Supplied material ▸
begin

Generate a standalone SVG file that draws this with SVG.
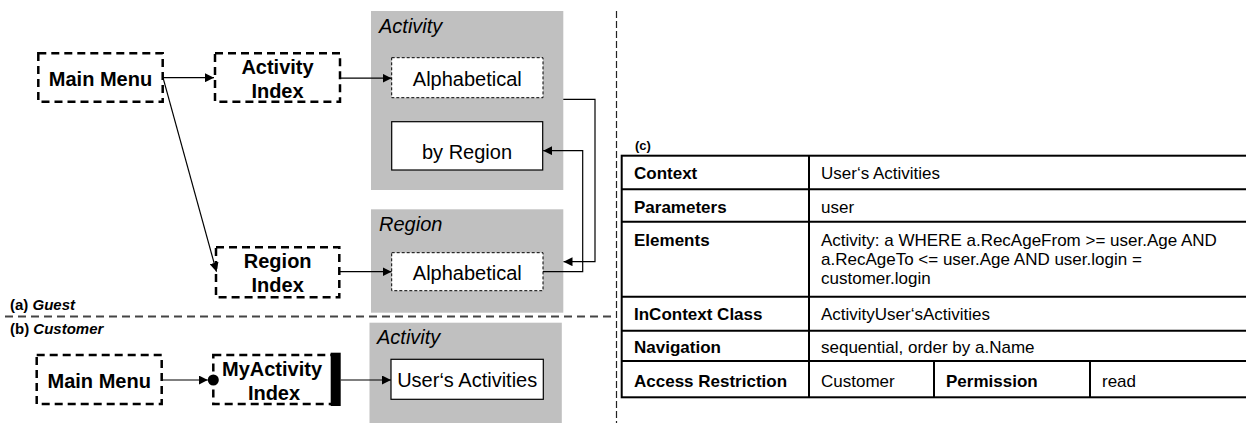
<svg xmlns="http://www.w3.org/2000/svg" width="1246" height="423" viewBox="0 0 1246 423">
<style>
.dbox{fill:#fff;stroke:#000;stroke-width:2.5;stroke-dasharray:8 5}
.dot{fill:#fff;stroke:#000;stroke-width:1;stroke-dasharray:3 2}
.solid{fill:#fff;stroke:#000;stroke-width:1.2}
.gray{fill:#c0c0c0}
.conn{fill:none;stroke:#000;stroke-width:1.2}
.arr{marker-end:url(#ah)}
text{font-family:"Liberation Sans",Arial,sans-serif;fill:#000}
.nb{font-size:20px;font-weight:bold;text-anchor:middle}
.nr{font-size:20px;text-anchor:middle}
.it{font-size:20px;font-style:italic}
.lab{font-size:15px;font-weight:bold}
.tb{font-size:17px;font-weight:bold}
.tr{font-size:17px}
.tline{stroke:#000;stroke-width:2;fill:none}
</style>
<defs>
<marker id="ah" viewBox="0 0 10 10" refX="10" refY="5" markerWidth="9" markerHeight="9" markerUnits="userSpaceOnUse" orient="auto">
<path d="M0,0 L10,5 L0,10 z" fill="#000"/>
</marker>
</defs>

<!-- separators -->
<line x1="616.5" y1="11" x2="616.5" y2="423" stroke="#222" stroke-width="1.2" stroke-dasharray="7 3"/>
<line x1="5" y1="316.5" x2="616" y2="316.5" stroke="#444" stroke-width="1.8" stroke-dasharray="8 5"/>

<!-- containers -->
<g id="container-activity-a">
<rect class="gray" x="371" y="11" width="192.3" height="179"/>
<text class="it" x="379" y="33">Activity</text>
</g>
<g id="container-region">
<rect class="gray" x="371" y="209.3" width="192.3" height="103.4"/>
<text class="it" x="379" y="230.7">Region</text>
</g>
<g id="container-activity-b">
<rect class="gray" x="369.5" y="322.7" width="192.3" height="100.3"/>
<text class="it" x="377" y="344.3">Activity</text>
</g>

<!-- labels -->
<text class="lab" x="10" y="310">(a) <tspan font-style="italic">Guest</tspan></text>
<text class="lab" x="10" y="334.3">(b) <tspan font-style="italic">Customer</tspan></text>

<!-- nodes (a) -->
<g id="main-menu-a">
<rect class="dbox" x="38.3" y="53.3" width="124.4" height="48.4"/>
<text class="nb" x="100.5" y="85.7">Main Menu</text>
</g>
<g id="activity-index">
<rect class="dbox" x="215" y="53.3" width="125" height="48.4"/>
<text class="nb" x="277.5" y="73.5">Activity</text>
<text class="nb" x="277.5" y="98">Index</text>
</g>
<g id="region-index">
<rect class="dbox" x="216" y="247.3" width="123.3" height="50"/>
<text class="nb" x="277.7" y="268.3">Region</text>
<text class="nb" x="277.7" y="292">Index</text>
</g>
<g id="activity-alphabetical">
<rect class="dot" x="391.7" y="57.7" width="151.3" height="40"/>
<text class="nr" x="467.3" y="86">Alphabetical</text>
</g>
<g id="by-region">
<rect class="solid" x="391.7" y="121.7" width="151" height="48.3"/>
<text class="nr" x="467" y="159.3">by Region</text>
</g>
<g id="region-alphabetical">
<rect class="dot" x="391.7" y="252.7" width="151.3" height="38"/>
<text class="nr" x="467.3" y="280">Alphabetical</text>
</g>

<!-- nodes (b) -->
<g id="main-menu-b">
<rect class="dbox" x="36.7" y="355" width="125" height="49"/>
<text class="nb" x="99.2" y="388">Main Menu</text>
</g>
<g id="myactivity-index">
<rect class="dbox" x="213.3" y="355" width="121.7" height="49"/>
<text class="nb" x="272" y="375.5">MyActivity</text>
<text class="nb" x="274" y="400">Index</text>
<rect x="330.7" y="352.7" width="10" height="53.3" fill="#000"/>
<circle cx="213.3" cy="380" r="5.5" fill="#000"/>
</g>
<g id="users-activities">
<rect class="solid" x="391" y="359.3" width="152.3" height="40"/>
<text class="nr" x="467.2" y="387.3">User‘s Activities</text>
</g>

<!-- connectors -->
<g id="connectors">
<line class="conn arr" x1="163" y1="77.7" x2="214" y2="77.7"/>
<line class="conn arr" x1="163" y1="77.7" x2="216.5" y2="271.7"/>
<line class="conn arr" x1="341" y1="78.2" x2="391.5" y2="78.2"/>
<line class="conn arr" x1="340" y1="271.7" x2="391.5" y2="271.7"/>
<polyline class="conn arr" points="563.3,99.3 595,99.3 595,261.7 563.5,261.7"/>
<polyline class="conn arr" points="543,271.7 582.7,271.7 582.7,150.7 543.2,150.7"/>
<line class="conn arr" x1="161.7" y1="380" x2="207.8" y2="380"/>
<line class="conn arr" x1="340.7" y1="380" x2="391" y2="380"/>
</g>

<!-- table (c) -->
<g id="table-c">
<text x="635" y="150" font-size="13" font-weight="bold">(c)</text>
<rect class="tline" x="621.7" y="155.7" width="630" height="241.6"/>
<line class="tline" x1="621.7" y1="189.3" x2="1250" y2="189.3"/>
<line class="tline" x1="621.7" y1="221.7" x2="1250" y2="221.7"/>
<line class="tline" x1="621.7" y1="296.7" x2="1250" y2="296.7"/>
<line class="tline" x1="621.7" y1="330.7" x2="1250" y2="330.7"/>
<line class="tline" x1="621.7" y1="361" x2="1250" y2="361"/>
<line class="tline" x1="809" y1="155.7" x2="809" y2="397.3"/>
<line class="tline" x1="934" y1="361" x2="934" y2="397.3"/>
<line class="tline" x1="1090" y1="361" x2="1090" y2="397.3"/>
<text class="tb" x="634" y="179">Context</text>
<text class="tr" x="821" y="179">User‘s Activities</text>
<text class="tb" x="634" y="212.7">Parameters</text>
<text class="tr" x="821" y="212.7">user</text>
<text class="tb" x="634" y="246">Elements</text>
<text class="tr" x="821" y="246">Activity: a WHERE a.RecAgeFrom &gt;= user.Age AND</text>
<text class="tr" x="821" y="265">a.RecAgeTo &lt;= user.Age AND user.login =</text>
<text class="tr" x="821" y="284">customer.login</text>
<text class="tb" x="634" y="320">InContext Class</text>
<text class="tr" x="821" y="320">ActivityUser‘sActivities</text>
<text class="tb" x="634" y="353.3">Navigation</text>
<text class="tr" x="821" y="353.3">sequential, order by a.Name</text>
<text class="tb" x="634" y="387.3">Access Restriction</text>
<text class="tr" x="821" y="387.3">Customer</text>
<text class="tb" x="946" y="387.3">Permission</text>
<text class="tr" x="1102" y="387.3">read</text>
</g>
</svg>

end

Aim of the exercise ▸
Reproduce the material above in full, exactly, with no images.

Task result ▸
Generate a standalone SVG file that draws this with SVG.
<svg xmlns="http://www.w3.org/2000/svg" width="1246" height="423" viewBox="0 0 1246 423">
<style>
.dbox{fill:#fff;stroke:#000;stroke-width:2.5;stroke-dasharray:8 5}
.dot{fill:#fff;stroke:#000;stroke-width:1;stroke-dasharray:3 2}
.solid{fill:#fff;stroke:#000;stroke-width:1.2}
.gray{fill:#c0c0c0}
.conn{fill:none;stroke:#000;stroke-width:1.2}
.arr{marker-end:url(#ah)}
text{font-family:"Liberation Sans",Arial,sans-serif;fill:#000}
.nb{font-size:20px;font-weight:bold;text-anchor:middle}
.nr{font-size:20px;text-anchor:middle}
.it{font-size:20px;font-style:italic}
.lab{font-size:15px;font-weight:bold}
.tb{font-size:17px;font-weight:bold}
.tr{font-size:17px}
.tline{stroke:#000;stroke-width:2;fill:none}
</style>
<defs>
<marker id="ah" viewBox="0 0 10 10" refX="10" refY="5" markerWidth="9" markerHeight="9" markerUnits="userSpaceOnUse" orient="auto">
<path d="M0,0 L10,5 L0,10 z" fill="#000"/>
</marker>
</defs>

<!-- separators -->
<line x1="616.5" y1="11" x2="616.5" y2="423" stroke="#222" stroke-width="1.2" stroke-dasharray="7 3"/>
<line x1="5" y1="316.5" x2="616" y2="316.5" stroke="#444" stroke-width="1.8" stroke-dasharray="8 5"/>

<!-- containers -->
<g id="container-activity-a">
<rect class="gray" x="371" y="11" width="192.3" height="179"/>
<text class="it" x="379" y="33">Activity</text>
</g>
<g id="container-region">
<rect class="gray" x="371" y="209.3" width="192.3" height="103.4"/>
<text class="it" x="379" y="230.7">Region</text>
</g>
<g id="container-activity-b">
<rect class="gray" x="369.5" y="322.7" width="192.3" height="100.3"/>
<text class="it" x="377" y="344.3">Activity</text>
</g>

<!-- labels -->
<text class="lab" x="10" y="310">(a) <tspan font-style="italic">Guest</tspan></text>
<text class="lab" x="10" y="334.3">(b) <tspan font-style="italic">Customer</tspan></text>

<!-- nodes (a) -->
<g id="main-menu-a">
<rect class="dbox" x="38.3" y="53.3" width="124.4" height="48.4"/>
<text class="nb" x="100.5" y="85.7">Main Menu</text>
</g>
<g id="activity-index">
<rect class="dbox" x="215" y="53.3" width="125" height="48.4"/>
<text class="nb" x="277.5" y="73.5">Activity</text>
<text class="nb" x="277.5" y="98">Index</text>
</g>
<g id="region-index">
<rect class="dbox" x="216" y="247.3" width="123.3" height="50"/>
<text class="nb" x="277.7" y="268.3">Region</text>
<text class="nb" x="277.7" y="292">Index</text>
</g>
<g id="activity-alphabetical">
<rect class="dot" x="391.7" y="57.7" width="151.3" height="40"/>
<text class="nr" x="467.3" y="86">Alphabetical</text>
</g>
<g id="by-region">
<rect class="solid" x="391.7" y="121.7" width="151" height="48.3"/>
<text class="nr" x="467" y="159.3">by Region</text>
</g>
<g id="region-alphabetical">
<rect class="dot" x="391.7" y="252.7" width="151.3" height="38"/>
<text class="nr" x="467.3" y="280">Alphabetical</text>
</g>

<!-- nodes (b) -->
<g id="main-menu-b">
<rect class="dbox" x="36.7" y="355" width="125" height="49"/>
<text class="nb" x="99.2" y="388">Main Menu</text>
</g>
<g id="myactivity-index">
<rect class="dbox" x="213.3" y="355" width="121.7" height="49"/>
<text class="nb" x="272" y="375.5">MyActivity</text>
<text class="nb" x="274" y="400">Index</text>
<rect x="330.7" y="352.7" width="10" height="53.3" fill="#000"/>
<circle cx="213.3" cy="380" r="5.5" fill="#000"/>
</g>
<g id="users-activities">
<rect class="solid" x="391" y="359.3" width="152.3" height="40"/>
<text class="nr" x="467.2" y="387.3">User‘s Activities</text>
</g>

<!-- connectors -->
<g id="connectors">
<line class="conn arr" x1="163" y1="77.7" x2="214" y2="77.7"/>
<line class="conn arr" x1="163" y1="77.7" x2="216.5" y2="271.7"/>
<line class="conn arr" x1="341" y1="78.2" x2="391.5" y2="78.2"/>
<line class="conn arr" x1="340" y1="271.7" x2="391.5" y2="271.7"/>
<polyline class="conn arr" points="563.3,99.3 595,99.3 595,261.7 563.5,261.7"/>
<polyline class="conn arr" points="543,271.7 582.7,271.7 582.7,150.7 543.2,150.7"/>
<line class="conn arr" x1="161.7" y1="380" x2="207.8" y2="380"/>
<line class="conn arr" x1="340.7" y1="380" x2="391" y2="380"/>
</g>

<!-- table (c) -->
<g id="table-c">
<text x="635" y="150" font-size="13" font-weight="bold">(c)</text>
<rect class="tline" x="621.7" y="155.7" width="630" height="241.6"/>
<line class="tline" x1="621.7" y1="189.3" x2="1250" y2="189.3"/>
<line class="tline" x1="621.7" y1="221.7" x2="1250" y2="221.7"/>
<line class="tline" x1="621.7" y1="296.7" x2="1250" y2="296.7"/>
<line class="tline" x1="621.7" y1="330.7" x2="1250" y2="330.7"/>
<line class="tline" x1="621.7" y1="361" x2="1250" y2="361"/>
<line class="tline" x1="809" y1="155.7" x2="809" y2="397.3"/>
<line class="tline" x1="934" y1="361" x2="934" y2="397.3"/>
<line class="tline" x1="1090" y1="361" x2="1090" y2="397.3"/>
<text class="tb" x="634" y="179">Context</text>
<text class="tr" x="821" y="179">User‘s Activities</text>
<text class="tb" x="634" y="212.7">Parameters</text>
<text class="tr" x="821" y="212.7">user</text>
<text class="tb" x="634" y="246">Elements</text>
<text class="tr" x="821" y="246">Activity: a WHERE a.RecAgeFrom &gt;= user.Age AND</text>
<text class="tr" x="821" y="265">a.RecAgeTo &lt;= user.Age AND user.login =</text>
<text class="tr" x="821" y="284">customer.login</text>
<text class="tb" x="634" y="320">InContext Class</text>
<text class="tr" x="821" y="320">ActivityUser‘sActivities</text>
<text class="tb" x="634" y="353.3">Navigation</text>
<text class="tr" x="821" y="353.3">sequential, order by a.Name</text>
<text class="tb" x="634" y="387.3">Access Restriction</text>
<text class="tr" x="821" y="387.3">Customer</text>
<text class="tb" x="946" y="387.3">Permission</text>
<text class="tr" x="1102" y="387.3">read</text>
</g>
</svg>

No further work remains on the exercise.